In the event any federal, state or local laws, rules or regulations are enacted that require Agent to (i) make any adjustments and/or modifications to its current system, or (ii) provide additional services to Client for which Agent is not being compensated hereunder, then Clients shall compensate Agent (a) on a pro rata basis proportionate to the Clients’ registered shareholder base, for the costs associated with making such required adjustments and/or modifications, or (b) according to Agent’s standard fees established, in good faith, with respect to such additional services.

Other Services: Fees for any services provided to Clients by or on behalf of Agent hereunder that are not set forth above will be based on Agent’s standard fees at the time such services are provided or, if no standard fees have been established, an appraisal of the work to be performed.

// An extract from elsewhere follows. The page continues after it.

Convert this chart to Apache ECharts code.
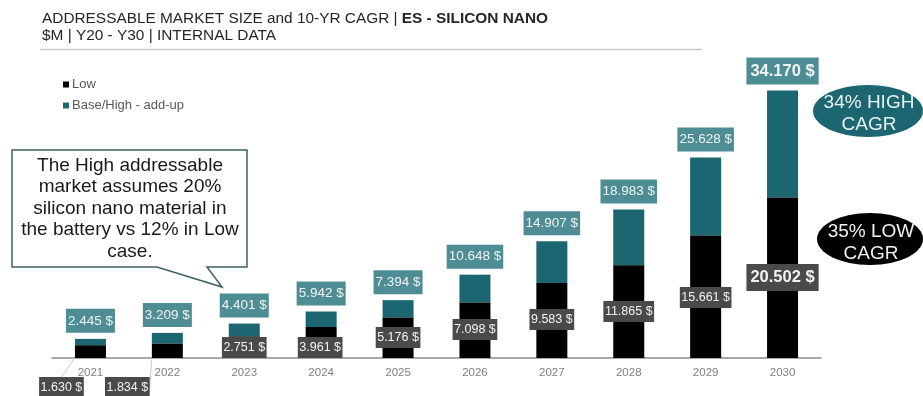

Bank Accounts: All funds received by Agent under this Agreement that are to be distributed or applied by Agent in the performance of Services (the “Funds”) shall be held by Agent as agent for Clients and deposited in one or more bank accounts to be maintained by Agent in its name as agent for Clients. Until paid pursuant to this Agreement, Agent may hold or invest the Funds through such accounts in: (a) obligations of, or guaranteed by, the United States of America; (b) commercial paper obligations rated A-1 or P-1 or better by Standard & Poor’s Corporation (“S&P”) or Moody’s Investors Service, Inc. (“Moody’s”), respectively; (c) AAA rated money market funds that comply with Rule 2a-7 of the Investment Company Act of 1940; or (d) demand deposit accounts, short term certificates of deposit, bank repurchase agreements or bankers’ acceptances, of commercial banks with Tier 1 capital exceeding $1 billion or with an average rating above investment grade by S&P (LT Local Issuer Credit Rating), Moody’s (Long Term Rating) and Fitch Ratings, Inc. (LT Issuer Default Rating) (each as reported by Bloomberg Finance L.P.). Agent shall have no responsibility or liability for any diminution of the Funds that may result from any deposit or investment made by Agent in accordance with this paragraph, including any losses resulting from a default by any bank, financial institution or other third party. Agent may from time to time receive interest, dividends or other earnings in connection with such deposits or investments. Agent shall not be obligated to pay such interest, dividends or earnings to Clients, any shareholder or any other party.